Skip to content

v0.4.0 - iOS App

iOS companion app, browser UI overhaul, and hub reliability fixes.

iOS Companion App

  • Native Swift app — Full iOS client with WebSocket connection to the hub, audio playback, recording, and conversation display.
  • Three input modes — Auto voice (hands-free), Push-to-Talk, and Typing mode with per-mode settings.
  • Typing mode — Text input with no TTS/STT. Hub text_mode flag skips audio processing.
  • PTT mode — Hold-to-talk with ZStack-centered mic button.
  • Background voice mode — Silence keepalive loop with VAD auto-stop for hands-free recording when app is backgrounded.
  • Live Activity — Mode-aware Dynamic Island and Lock Screen display with voicehub://mic deep link.
  • Local notifications — Sent on assistant_text when app is backgrounded.
  • Settings page — Configurable model, server URL, per-mode sound/haptic toggles, VAD tuning.
  • Thinking indicator — Shown immediately on thinking message from hub.
  • Audio cues — Thinking sounds, listening cue, processing cue, session ready chime.
  • Spotify compatibility — Audio session interruption observer pauses silence loop.

Browser UI

  • Visual overhaul — Dark/light mode with CSS custom properties, iOS-style design language, safe area support.
  • Voice grid landing page — Grid of voice cards with live session status, spawning feedback, and click-to-connect.
  • Home tab — Navigate back to voice grid without losing sessions.
  • Settings panel — Model selection, auto-record, auto-end, auto-interrupt toggles.
  • Debug panel — tmux sessions table, hub log viewer, Kill All Sessions button.
  • Text input mode — Type messages to the agent instead of speaking.
  • Thinking sounds — Double-tick audio pattern while agent processes.
  • Chat persistence — Messages saved to localStorage and restored on reload.

Hub Improvements

  • Goodbye parameterconverse() accepts goodbye=true to explicitly end sessions.

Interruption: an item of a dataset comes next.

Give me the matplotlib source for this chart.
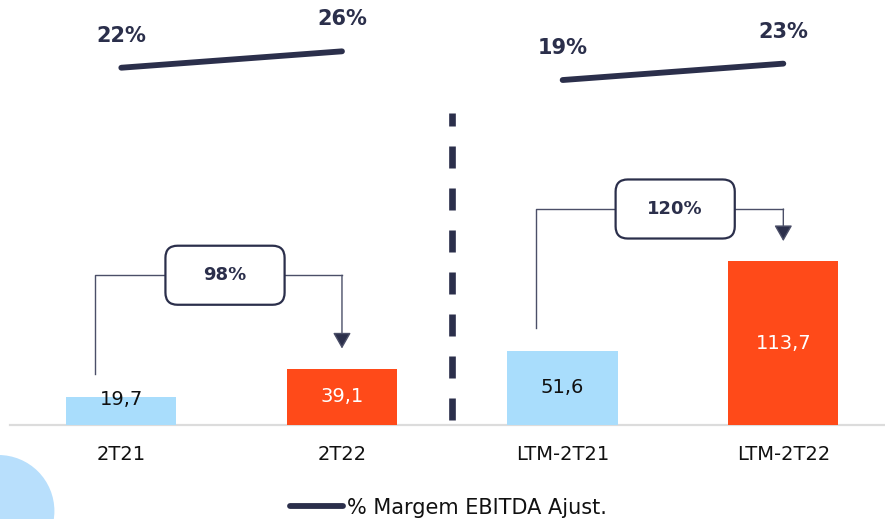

Prevents premature session_ended on wait_for_response=false calls.
  • Thinking signal — Hub sends thinking message at start of handle_converse so clients show immediate feedback.
  • Session timeout — Increased to 120 minutes.
  • Resilient converse flow — v0.3.1 improvements to error handling and faster session spawning.
  • Multi-client broadcast fixsend_to_browser iterates over list(browser_clients) to avoid set-changed-during-iteration errors.
  • No-cache headers — Index route sends Cache-Control: no-cache so browsers always get fresh HTML.

Audio Fixes

  • Safari autoplay — Switched from new Audio() to Web Audio API (audioCtx.decodeAudioData) so second+ voice responses play on iOS Safari.
  • Repeated listening cue — Added pendingListenSessionId guard to ignore re-sent listening messages.
  • Listening cue cooldown — 2-second cooldown prevents rapid-fire cue sounds.
  • VAD grace period — 0.8s delay to ignore audio cue bleedthrough on mic open.

Documentation

  • CLAUDE.md — Added project instructions warning about hub.html syntax fragility.
  • Conversation dynamics — New doc explaining the converse cycle, message flow, and who controls what.
  • Agent reference docs — WebSocket protocol, UI behavior reference, iOS dev and web dev guides.